A second issue in the case was the proper function of an appellate court in considering a challenge to the exercise of judicial discretion, such as a decision in a custody matter. The majority of the High Court rejected the proposition that a decision on custody was an inference to be drawn from the facts found by the trial judge, which an appellate court was in as good a position as the trial judge to draw and that Warren v Coombes, had not changed the "settled principles of law" that applied to an appeal from a discretionary decision.

Murphy J disagreed that the role of an appellate court depended on whether the matter was discretionary or not, holding that the duty of an appellate court was to give the judgment it thought was warranted.

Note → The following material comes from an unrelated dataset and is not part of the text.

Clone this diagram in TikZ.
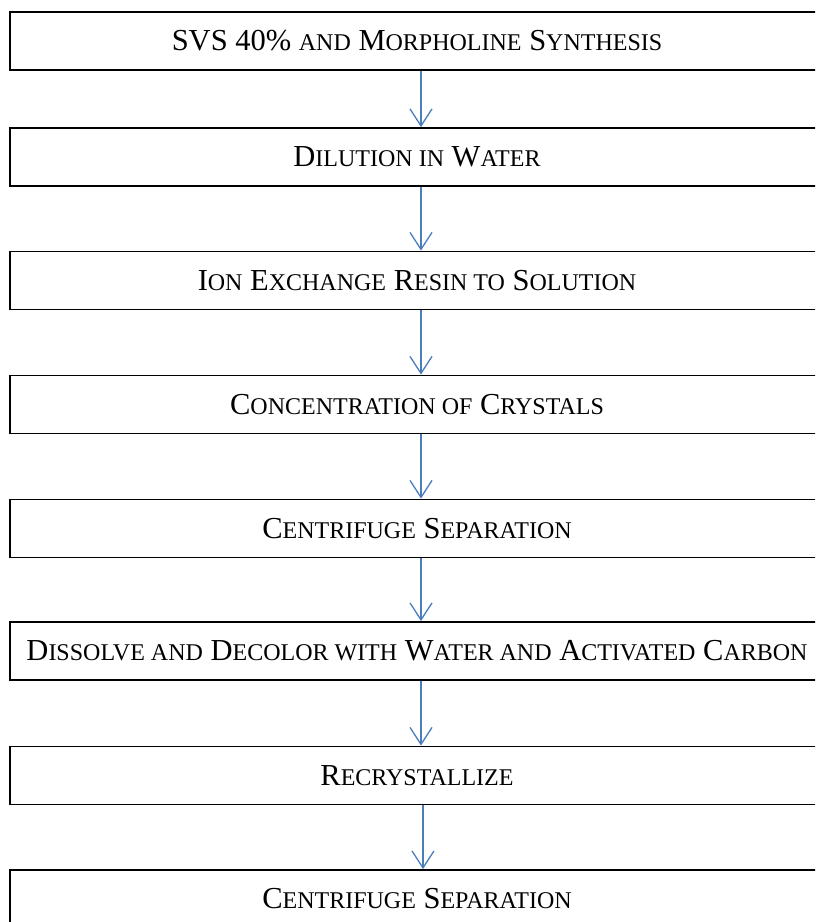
\documentclass[tikz,border=0pt]{standalone}
\usepackage{fontspec}
\setmainfont{Liberation Serif}
\usetikzlibrary{arrows.meta}

% word style small caps: lower case set as smaller capitals
\newcommand{\smc}[1]{{\fontsize{24pt}{26pt}\selectfont #1}}

\tikzset{
  stepbox/.style={draw,line width=1.8pt,minimum width=814pt,minimum height=58pt,
    inner sep=0pt,font=\fontsize{30.5pt}{32pt}\selectfont},
  flow/.style={draw,line width=1.3pt,color=arrowblue,
    -{Straight Barb[length=17pt,width=22pt,line width=1.3pt]}}
}
\definecolor{arrowblue}{RGB}{74,126,187}

\begin{document}
\begin{tikzpicture}[x=1pt,y=-1pt]
    \clip (0,0) rectangle (815,922);
    \useasboundingbox (0,0) rectangle (815,922);

    \node[stepbox] (syn) at (417,41) {SVS 40\% \smc{AND} M\smc{ORPHOLINE} S\smc{YNTHESIS}};
    \node[stepbox] (dil) at (417,157) {D\smc{ILUTION IN} W\smc{ATER}};
    \node[stepbox] (ion) at (417,280.5) {I\smc{ON} E\smc{XCHANGE} R\smc{ESIN TO} S\smc{OLUTION}};
    \node[stepbox] (con) at (417,404.5) {C\smc{ONCENTRATION OF} C\smc{RYSTALS}};
    \node[stepbox] (cenA) at (417,528.5) {C\smc{ENTRIFUGE} S\smc{EPARATION}};
    \node[stepbox] (dis) at (417,651) {D\smc{ISSOLVE AND} D\smc{ECOLOR WITH} W\smc{ATER AND} A\smc{CTIVATED} C\smc{ARBON}};
    \node[stepbox] (rec) at (417,775.5) {R\smc{ECRYSTALLIZE}};
    \node[stepbox] (cenB) at (417,899) {C\smc{ENTRIFUGE} S\smc{EPARATION}};

    \path[flow] ([xshift=4pt]syn.south) -- ([xshift=4pt]dil.north);
    \path[flow] ([xshift=4pt]dil.south) -- ([xshift=4pt]ion.north);
    \path[flow] ([xshift=4pt]ion.south) -- ([xshift=4pt]con.north);
    \path[flow] ([xshift=4pt]con.south) -- ([xshift=4pt]cenA.north);
    \path[flow] ([xshift=4pt]cenA.south) -- ([xshift=4pt]dis.north);
    \path[flow] ([xshift=4pt]dis.south) -- ([xshift=4pt]rec.north);
    \path[flow] ([xshift=6pt]rec.south) -- ([xshift=6pt]cenB.north);
\end{tikzpicture}
\end{document}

===The time since the judgment===
The third issue in the proceeding concerned the lapse of time between the decision of Evatt CJ and the decision of the High Court. Stephen J allowing the appeal would involve yet another change in the custody of the girl in circumstances where the elapsed time of a year was more than a quarter of her life. Stephen J would have stayed the operation of the order to allow the mother to apply for a variation of the custody order. Murphy J would have remitted the matter to Evatt CJ to hear evidence as to the present circumstances of the child and the effect of another change in custody. The majority however allowed the appeal which restored the child to the custody of the father. Following the handing down of the High Court decision, the mother made a fresh application to Evatt CJ and this application was granted.

==Significance==
The case is regarded as a significant precedent in the area of presumptions about the role of gender in custody applications. The case is part of the Higher School Certificate legal studies curriculum.

In 1995 the Family Law Act was amended to emphasise the importance of the continuation of joint parental responsibility following the breakdown of parental relationships. In 2003 the Australian Institute of Family Studies submitted that :
- The diversity of families and children’s situations reinforces the conclusion that no single post-divorce arrangement is in the best interests of all children.
- Most studies indicate that the interests of children post-divorce are generally best served when children can maintain ongoing and frequent contact with both parents who co-operate and communicate with low levels of conflict.

Since 2006 the Court is required to "consider whether the child spending equal time with each of the parents would be in the best interests of the child" and whether it was reasonably practicable. The High Court held in MRR v GR that these are statutory conditions which must be fulfilled before the Court has power to make a parenting order.